ASEAN, the Association of South East Asian Nations, founded in 1967 with the objective of promoting trade in the war-torn region that had long suffered from colonisation, is a textbook example of how a successful trade bloc can sustain regional peace and economic development. Today the organization prides itself in being referred to as “The ASEAN way” which favours consensus over confrontation and non-interventionist conflict resolution.
Immediately after its creation, the region’s dynamic economic growth during the 1970s strengthened the organization. Such cohesion enabled ASEAN to adopt a unified response to Vietnam’s invasion of Cambodia in 1979. ASEAN's first summit meeting in 1976 resulted in agreements on several industrial projects and cross-border trade incentives. The end of the Cold War allowed South East Asian countries to exercise greater political independence and in the 1990s ASEAN emerged as a leading and more importantly a unified voice on regional trade and security issues.
Today eight of the top ten trading partners of ASEAN are Asian nations, accounting for almost 75% of the total trade volume. Clearly the South East Asian region has broken the neo-colonial cycle and enjoys the benefits of intra-regional trade with sustained peace and economic growth.
Montesquieu’s words resonate: “Peace is the natural effect of trade. Two nations who traffic with each other become reciprocally dependent; for if one has an interest in buying, the other has an interest in selling; and thus their union is founded on their mutual necessities”. These words take on further significance when trade is conducted between countries with close historic, cultural and linguistic ties. Nations who trade with each other become increasingly dependent and become much more reluctant to burn the bridges in bilateral ties that will potentially harm their own economies.

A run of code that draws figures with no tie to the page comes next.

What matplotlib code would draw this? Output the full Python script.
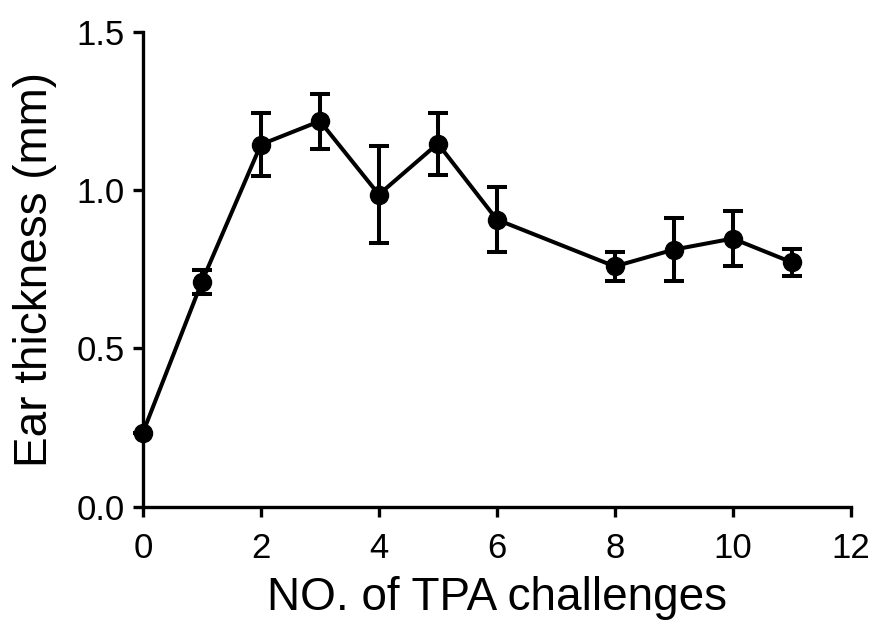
import matplotlib
matplotlib.use('Agg')
import matplotlib.pyplot as plt
from matplotlib.ticker import FormatStrFormatter

# Datos
retos = [0, 1, 2, 3, 4, 5, 6, 8, 9, 10, 11]
grosor = [0.234, 0.711, 1.144, 1.218, 0.986, 1.147, 0.907, 0.759, 0.812, 0.847, 0.772]
error = [0.0, 0.038, 0.100, 0.087, 0.152, 0.098, 0.104, 0.046, 0.100, 0.087, 0.043]

x_ticks = [0, 2, 4, 6, 8, 10, 12]
y_ticks = [0.0, 0.5, 1.0, 1.5]

plt.rcParams['font.family'] = ['Liberation Sans', 'DejaVu Sans']

fig = plt.figure(figsize=(8.77, 6.24), dpi=100)
ax = fig.add_axes([0.163, 0.188, 0.807, 0.761])

ax.errorbar(retos, grosor, yerr=error, color='black', linewidth=2.9,
            marker='o', markersize=13, capsize=7, capthick=2.9,
            elinewidth=2.9, clip_on=False, zorder=3)

ax.set_xlim(0, 12)
ax.set_ylim(0, 1.5)
ax.set_xticks(x_ticks)
ax.set_yticks(y_ticks)
ax.yaxis.set_major_formatter(FormatStrFormatter('%.1f'))

for lado in ['top', 'right']:
    ax.spines[lado].set_visible(False)
for lado in ['left', 'bottom']:
    ax.spines[lado].set_linewidth(2.4)

ax.tick_params(axis='both', width=2.4, length=7, labelsize=25, direction='out')
ax.tick_params(axis='x', pad=11)
ax.tick_params(axis='y', pad=6)
ax.set_xlabel('NO. of TPA challenges', fontsize=33, labelpad=8)
ax.set_ylabel('Ear thickness (mm)', fontsize=33, labelpad=14)

fig.savefig('out.png', dpi=100)
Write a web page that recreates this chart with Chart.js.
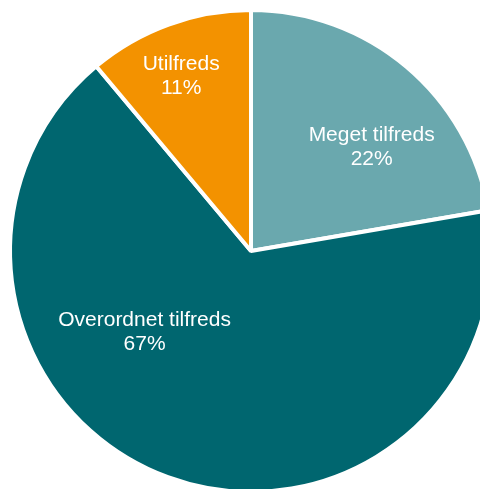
<!DOCTYPE html>
<html>
<head>
<meta charset="utf-8">
<script src="https://cdn.jsdelivr.net/npm/chart.js@4"></script>
<style>
  html, body { margin: 0; padding: 0; background: #fff; overflow: hidden; }
  #wrap { width: 480px; height: 489px; overflow: hidden; position: relative; }
  canvas { position: absolute; left: 0; top: 0; }
</style>
</head>
<body>
<div id="wrap"><canvas id="pie" width="502" height="502"></canvas></div>
<script>
const categories = ['Meget tilfreds', 'Overordnet tilfreds', 'Utilfreds'];
const shares = [22.3, 66.6, 11.1];
const colors = ['#6aa8ae', '#00666f', '#f39200'];
// label placement: angle shift from slice middle (deg) and fraction of radius
const labelShift = [8.6, 33.4, -1.6];
const labelDist = [0.666, 0.549, 0.788];

const sliceLabels = {
  id: 'sliceLabels',
  afterDatasetsDraw(chart) {
    const ctx = chart.ctx;
    const meta = chart.getDatasetMeta(0);
    const total = shares.reduce((s, v) => s + v, 0);
    ctx.save();
    ctx.fillStyle = '#fff';
    ctx.font = '21px "Liberation Sans", Arial, sans-serif';
    ctx.textAlign = 'center';
    ctx.textBaseline = 'alphabetic';
    meta.data.forEach((arc, i) => {
      const p = arc.getProps(['x', 'y', 'startAngle', 'endAngle', 'outerRadius'], true);
      const mid = (p.startAngle + p.endAngle) / 2 + labelShift[i] * Math.PI / 180;
      const r = p.outerRadius * labelDist[i];
      const cx = p.x + Math.cos(mid) * r;
      const cy = p.y + Math.sin(mid) * r;
      ctx.fillText(categories[i], cx, cy - 4);
      ctx.fillText(Math.round(shares[i] / total * 100) + '%', cx, cy + 20);
    });
    ctx.restore();
  }
};

new Chart(document.getElementById('pie'), {
  type: 'pie',
  data: {
    labels: categories,
    datasets: [{
      data: shares,
      backgroundColor: colors,
      borderColor: '#fff',
      borderWidth: 4,
      radius: 241
    }]
  },
  options: {
    responsive: false,
    animation: false,
    layout: {padding: 0},
    plugins: {legend: {display: false}, tooltip: {enabled: false}}
  },
  plugins: [sliceLabels]
});
</script>
</body>
</html>
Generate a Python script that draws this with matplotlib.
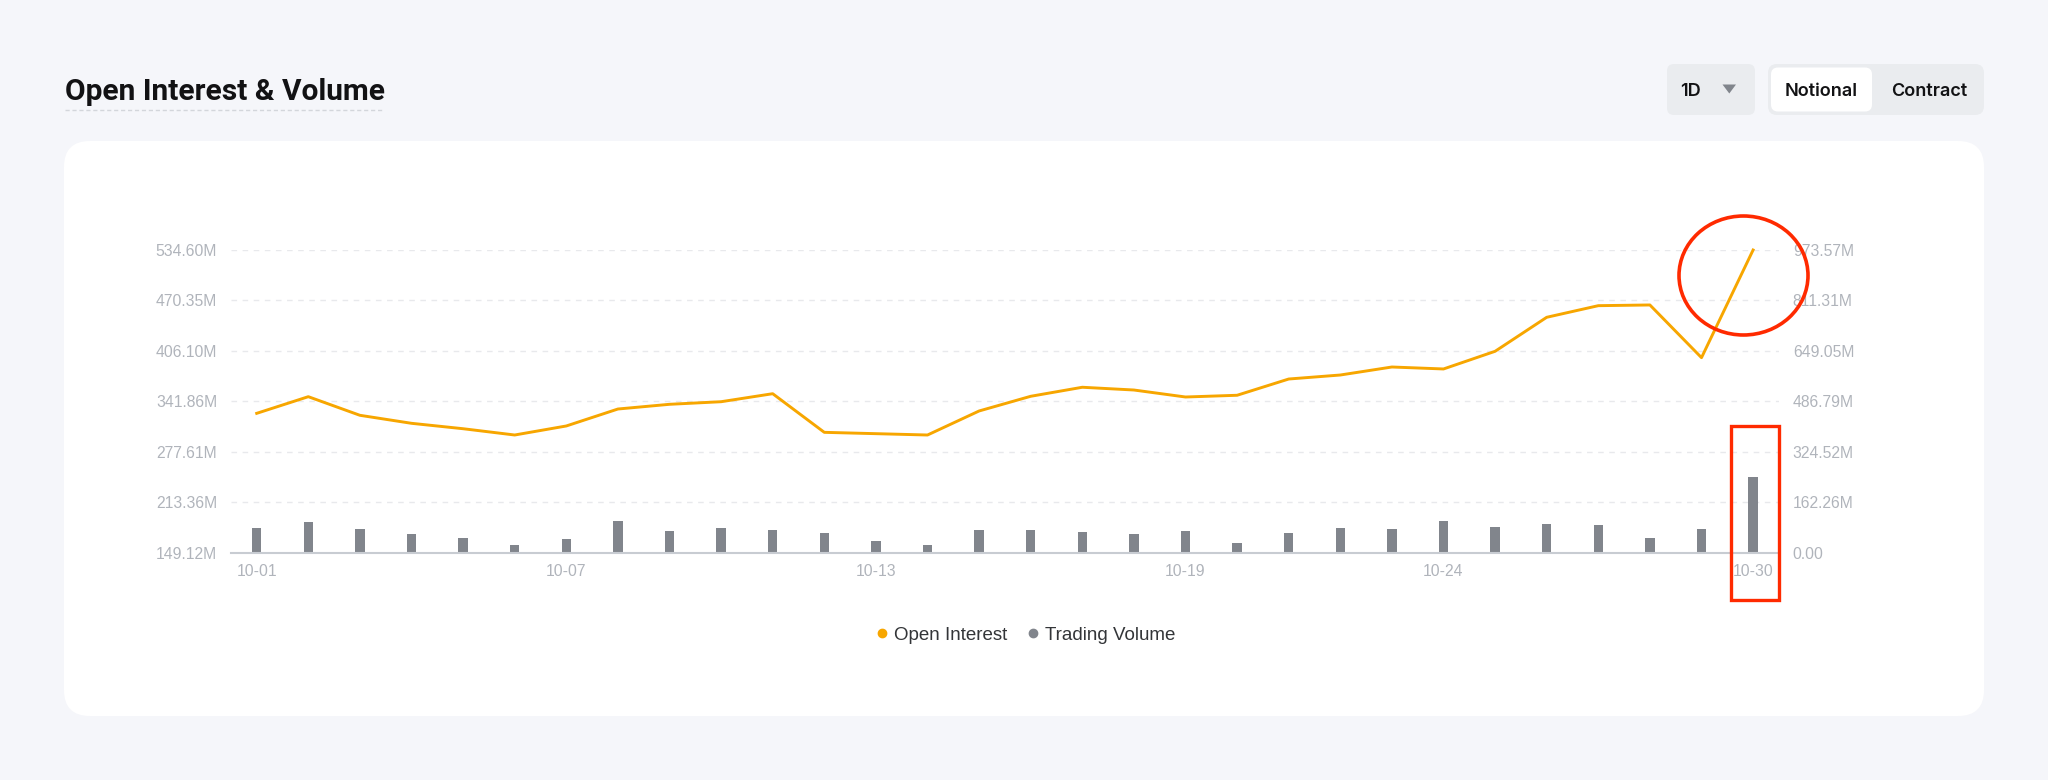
import matplotlib
matplotlib.use('Agg')
import matplotlib.pyplot as plt
from matplotlib.patches import FancyBboxPatch, Ellipse, Rectangle, Polygon
from matplotlib.lines import Line2D

# data (values in millions)
dates = ['10-01', '10-02', '10-03', '10-04', '10-05', '10-06', '10-07', '10-08', '10-09', '10-10',
         '10-11', '10-12', '10-13', '10-14', '10-15', '10-16', '10-17', '10-18', '10-19', '10-20',
         '10-21', '10-22', '10-23', '10-24', '10-25', '10-26', '10-27', '10-28', '10-29', '10-30']
open_interest = [326.6, 347.8, 324.1, 313.9, 307.0, 299.0, 310.5, 332.1, 338.1, 341.4,
                 351.6, 302.4, 300.7, 299.0, 329.6, 348.3, 359.8, 356.3, 347.4, 349.6,
                 370.3, 375.4, 385.6, 383.1, 405.6, 448.9, 463.7, 464.6, 397.5, 534.6]
trading_volume = [80.4, 99.7, 75.2, 59.2, 46.3, 23.8, 43.1, 102.9, 69.8, 80.4,
                  72.0, 62.4, 37.6, 23.8, 72.0, 74.0, 65.6, 60.1, 68.8, 31.2,
                  62.4, 78.5, 75.2, 102.0, 83.6, 93.3, 90.0, 46.3, 76.2, 243.5]
oi_ticks = [149.12, 213.36, 277.61, 341.86, 406.10, 470.35, 534.60]
vol_ticks = [0.00, 162.26, 324.52, 486.79, 649.05, 811.31, 973.57]
shown_dates = ['10-01', '10-07', '10-13', '10-19', '10-24', '10-30']

orange = '#F7A600'
bar_grey = '#81858C'
label_grey = '#B0B4BB'

plt.rcParams['font.family'] = ['Liberation Sans', 'DejaVu Sans']

fig = plt.figure(figsize=(20.48, 7.8), dpi=100)
fig.patch.set_facecolor('#F5F6FA')

# background layer in pixel coordinates
bg = fig.add_axes([0, 0, 1, 1], zorder=0)
bg.set_xlim(0, 2048)
bg.set_ylim(780, 0)
bg.axis('off')
bg.add_patch(FancyBboxPatch((64, 141), 1920, 575, boxstyle='round,pad=0,rounding_size=26',
                            fc='white', ec='none'))
bg.text(65, 92, 'Open Interest & Volume', fontsize=21.5, fontweight='bold', family='Roboto',
        color='#121214', va='center', ha='left')
bg.plot([65, 383], [110, 110], color='#D3D6DB', lw=1, ls=(0, (3, 2)))

# 1D selector
bg.add_patch(FancyBboxPatch((1667, 64), 88, 51, boxstyle='round,pad=0,rounding_size=7',
                            fc='#EAECEF', ec='none'))
bg.text(1680, 92, '1D', fontsize=13, fontweight='semibold', family='Inter', color='#121214',
        va='center', ha='left')
bg.add_patch(Polygon([[1722.5, 84.5], [1736, 84.5], [1729.3, 93.5]], closed=True,
                     fc='#81858C', ec='none'))

# Notional / Contract toggle
bg.add_patch(FancyBboxPatch((1768, 64), 216, 51, boxstyle='round,pad=0,rounding_size=9',
                            fc='#EAECEF', ec='none'))
bg.add_patch(FancyBboxPatch((1771, 67.5), 101, 44, boxstyle='round,pad=0,rounding_size=7',
                            fc='white', ec='none'))
bg.text(1821.5, 92, 'Notional', fontsize=13, fontweight='semibold', family='Inter',
        color='#121214', va='center', ha='center')
bg.text(1929, 92, 'Contract', fontsize=13, fontweight='semibold', family='Inter',
        color='#121214', va='center', ha='center')

# chart: volume bars (right axis) and open interest line (left axis)
ax = fig.add_axes([230.9 / 2048, 1 - 552.7 / 780, 1548 / 2048, 302.7 / 780], zorder=1)
ax.patch.set_visible(False)
ax2 = ax.twinx()
ax2.set_zorder(2)
ax2.patch.set_visible(False)

x = list(range(len(dates)))
ax.bar(x, trading_volume, width=0.18, color=bar_grey, zorder=3)
ax.set_xlim(-0.5, len(dates) - 0.5)
ax.set_ylim(vol_ticks[0], vol_ticks[-1])
ax.set_yticks(vol_ticks)
ax.set_yticklabels([f'{v:.2f}M' if v else '0.00' for v in vol_ticks])
ax.yaxis.grid(True, color='#E8E9EC', lw=1, ls=(0, (4, 4)))
ax.set_axisbelow(True)
ax.set_xticks([dates.index(d) for d in shown_dates])
ax.set_xticklabels(shown_dates)
for s in ['top', 'left', 'right']:
    ax.spines[s].set_visible(False)
ax.spines['bottom'].set_color('#C8CCD2')
ax.spines['bottom'].set_linewidth(1.5)
ax.spines['bottom'].set_zorder(4)

ax2.plot(x, open_interest, color=orange, lw=2.1, solid_joinstyle='round', clip_on=False)
ax2.set_ylim(oi_ticks[0], oi_ticks[-1])
ax2.set_yticks(oi_ticks)
ax2.set_yticklabels([f'{v:.2f}M' for v in oi_ticks])
for s in ax2.spines.values():
    s.set_visible(False)

# put the tick labels on their sides (after twinx, which resets them)
ax.yaxis.set_ticks_position('right')
ax.yaxis.set_label_position('right')
ax2.yaxis.set_ticks_position('left')
ax2.yaxis.set_label_position('left')
ax.tick_params(axis='both', length=0, labelsize=11.3, labelcolor=label_grey)
ax.tick_params(axis='y', pad=10, labelleft=False, labelright=True)
ax.tick_params(axis='x', pad=8)
ax2.tick_params(axis='y', length=0, labelsize=11.3, labelcolor=label_grey, pad=10,
                labelleft=True, labelright=False)

# legend
handles = [Line2D([], [], ls='none', marker='o', ms=6, color=orange),
           Line2D([], [], ls='none', marker='o', ms=6, color=bar_grey)]
fig.legend(handles, ['Open Interest', 'Trading Volume'], loc='center',
           bbox_to_anchor=(0.5, 1 - 635 / 780), ncol=2, frameon=False, fontsize=13.5,
           labelcolor='#333538', handletextpad=0.15, columnspacing=0.9, handlelength=1)

# red highlight marks on top
top = fig.add_axes([0, 0, 1, 1], zorder=10)
top.set_xlim(0, 2048)
top.set_ylim(780, 0)
top.axis('off')
top.add_patch(Ellipse((1743.5, 275.5), 129, 119, fill=False, ec='#FF2A00', lw=2.6))
top.add_patch(Rectangle((1731, 426), 48, 174, fill=False, ec='#FF2A00', lw=2.4))

fig.savefig('out.png', dpi=100, facecolor=fig.get_facecolor())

The inability of two major powers in the region, Egypt and Turkey, to cooperate is a stark illustration of the perpetual regional decline. It is intriguing to ask whether so much tension would remain unsolved in the Middle East if there was a collective effort to form a lucrative platform like the ASEAN. A regional trade bloc that sustains mutual dialogue may seem unattainable today, yet cooperation in South East Asia in the 1960s was never a straightforward endeavour.